Il faut bien sûr se féliciter de voir nos effectifs militaires ainsi renforcés ; il n'y a sans doute pas lieu de polémiquer sur le sujet.
Mais si l'opération Sentinelle était bel et bien imprévisible, d'autres éléments expliquant la révision de la « manoeuvre RH » ne l'étaient pas autant.
Je m'explique. Nos travaux nous ont permis d'apprendre que même avant les attentats, les armées et les directions et services du ministère n'arrivaient plus à trouver suffisamment de postes à supprimer. Et ce n'est pas dans l'épaisseur du trait que cela se jouait. Le ministère lui-même avait renoncé à 1 500 suppressions de postes : concrètement, elles n'avaient été attribuées à aucun des « grands subordonnés ». De plus, les armées avaient fait savoir qu'elles n'arrivaient pas à identifier entre 3 500 et 5 000 suppressions de postes sans consentir des sacrifices irréversibles dans nos capacités opérationnelles, en les portant très en deçà des contrats opérationnels : les chefs d'état-major ont pris leurs responsabilités, il faut le dire et les en féliciter. Et de surcroît, même l'administration et les soutiens n'y arrivaient plus : le Secrétariat général pour l'administration ne trouvait pas 500 postes à supprimer. Faites le total : ce sont entre 5 500 et 7 000 postes (« fourchette haute » et « fourchette basse ») que l'on n'arrivait pas à supprimer. Ainsi, lorsque le chef de l'État a annoncé le 21 janvier qu'il entendait sauvegarder 7 500 postes, cela ne dégageait quasiment pas de marges de manoeuvre nouvelles.
Nous nous sommes donc demandé pourquoi, un an à peine après le vote de la LPM, la « manoeuvre RH » butait déjà. Nous avons interrogé sur ce point non seulement les responsables militaires et civils du ministère, mais aussi des experts reconnus, et nous en sommes venus à la conclusion suivante.

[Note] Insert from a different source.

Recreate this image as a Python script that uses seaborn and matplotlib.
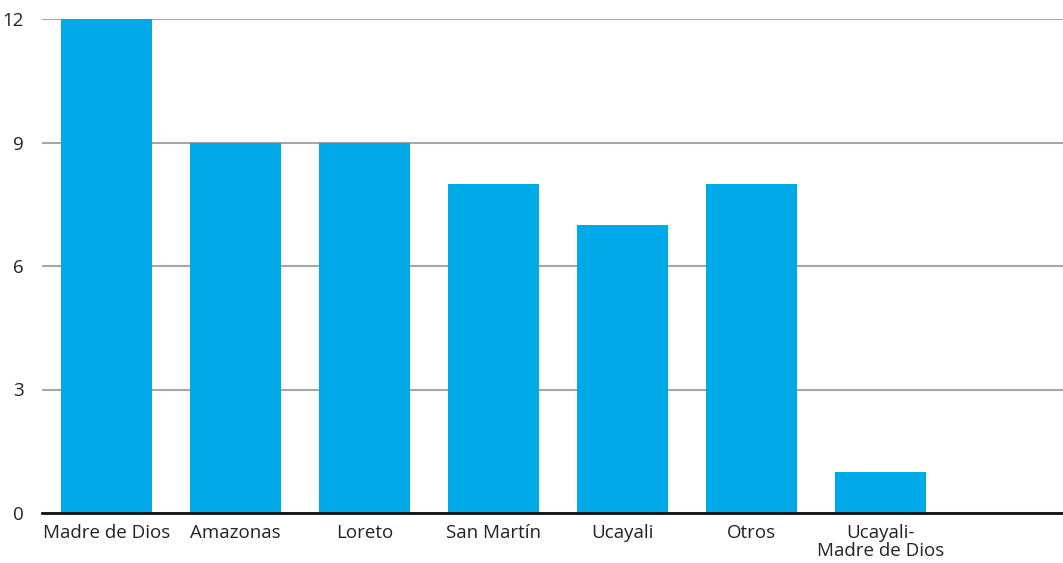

L'objectif de déflation a été fixé en 2013 sans que l'on sache vraiment où et combien on pouvait supprimer de postes sans casser la cohérence de notre outil militaire. Certes, on peut trouver des défauts à la RGPP, mais au moins tous les gestionnaires s'accordent-ils aujourd'hui à lui trouver un avantage : le ministère disposait d'analyses fonctionnelles approfondies avant de se lancer dans un plan de déflation d'effectifs. Mais il faut bien dire qu'en 2013, rien de tout cela. Aussi, la révision des cibles de déflation est bienvenue.